(EXERCISE BRIEF): Exactly as written, write out the lines below from the first to the one containing "ticks_x = [0, 5, 10, 15, 20, 25, 30, 35, 40]", inclusive. Pictures do not belong in the copy.

(RECORDED INFORMATION):
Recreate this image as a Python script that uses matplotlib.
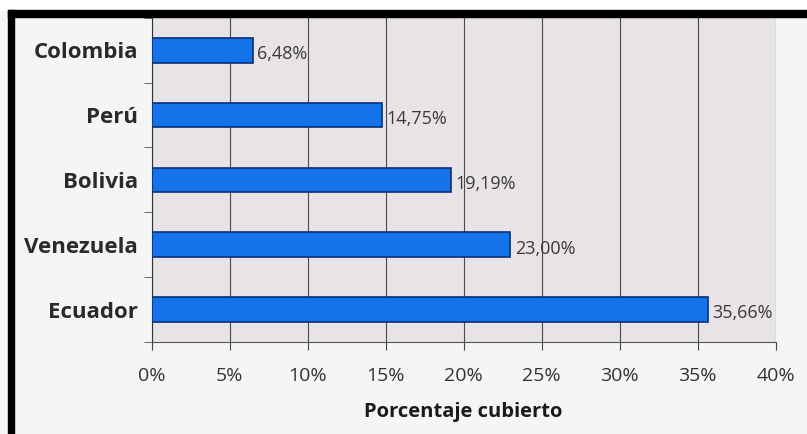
import matplotlib
matplotlib.use("Agg")
import matplotlib.pyplot as plt
from matplotlib.patches import Rectangle
import numpy as np

# data (top to bottom)
paises = ["Colombia", "Perú", "Bolivia", "Venezuela", "Ecuador"]
porcentajes = [6.48, 14.75, 19.19, 23.00, 35.66]
etiquetas = ["6,48%", "14,75%", "19,19%", "23,00%", "35,66%"]
ticks_x = [0, 5, 10, 15, 20, 25, 30, 35, 40]

plt.rcParams['font.family'] = ['Open Sans', 'DejaVu Sans']

fig = plt.figure(figsize=(8.07, 4.34), dpi=100)
fig.patch.set_facecolor('#f5f5f6')
ax = fig.add_axes([0.188, 0.212, 0.773, 0.747])
ax.set_facecolor('#e7e3e7')

y = np.arange(len(paises))
ax.barh(y, porcentajes, height=0.38, color='#1473ea', edgecolor='#0a2e78',
        linewidth=1.2, zorder=3)

for yi, v, lab in zip(y, porcentajes, etiquetas):
    ax.text(v + 0.3, yi + 0.06, lab, va='center', ha='left', fontsize=13,
            color='#3a3a3a', zorder=4)

ax.set_xlim(0, 40)
ax.set_ylim(len(paises) - 0.5, -0.5)
ax.set_xticks(ticks_x)
ax.set_xticklabels([f"{t}%" for t in ticks_x], fontsize=14, color='#333333')
ax.set_yticks(y)
ax.set_yticklabels(paises, fontsize=16, fontweight='bold', color='#2a2a2a')
ax.tick_params(axis='y', length=0, pad=10)
ax.set_yticks(np.arange(len(paises) + 1) - 0.5, minor=True)
ax.tick_params(axis='y', which='minor', length=6, color='#555555')
ax.tick_params(axis='x', length=6, color='#444444', pad=12)

ax.grid(axis='x', color='#4a4a4a', linewidth=0.8, zorder=1)
for s in ['top', 'right']:
    ax.spines[s].set_visible(False)
ax.spines['left'].set_color('#333333')
ax.spines['bottom'].set_color('#555555')

ax.set_xlabel("Porcentaje cubierto", fontsize=14.5, fontweight='bold',
              color='#1a1a1a', labelpad=12)

# scanned page: white strip on top, black frame top and left
fig.add_artist(Rectangle((0, 0.977), 1, 0.03, color='white',
                         transform=fig.transFigure))
fig.add_artist(Rectangle((0.0099, 0.9608), 0.9901, 0.0162, color='black',
                         transform=fig.transFigure))
fig.add_artist(Rectangle((0.0099, 0.0), 0.0075, 0.977, color='black',
                         transform=fig.transFigure))

fig.savefig("out.png", dpi=100, facecolor=fig.get_facecolor())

(SOLUTION TO THIS PROBLEM):
Recreate this image as a Python script that uses matplotlib.
import matplotlib
matplotlib.use("Agg")
import matplotlib.pyplot as plt
from matplotlib.patches import Rectangle
import numpy as np

# data (top to bottom)
paises = ["Colombia", "Perú", "Bolivia", "Venezuela", "Ecuador"]
porcentajes = [6.48, 14.75, 19.19, 23.00, 35.66]
etiquetas = ["6,48%", "14,75%", "19,19%", "23,00%", "35,66%"]
ticks_x = [0, 5, 10, 15, 20, 25, 30, 35, 40]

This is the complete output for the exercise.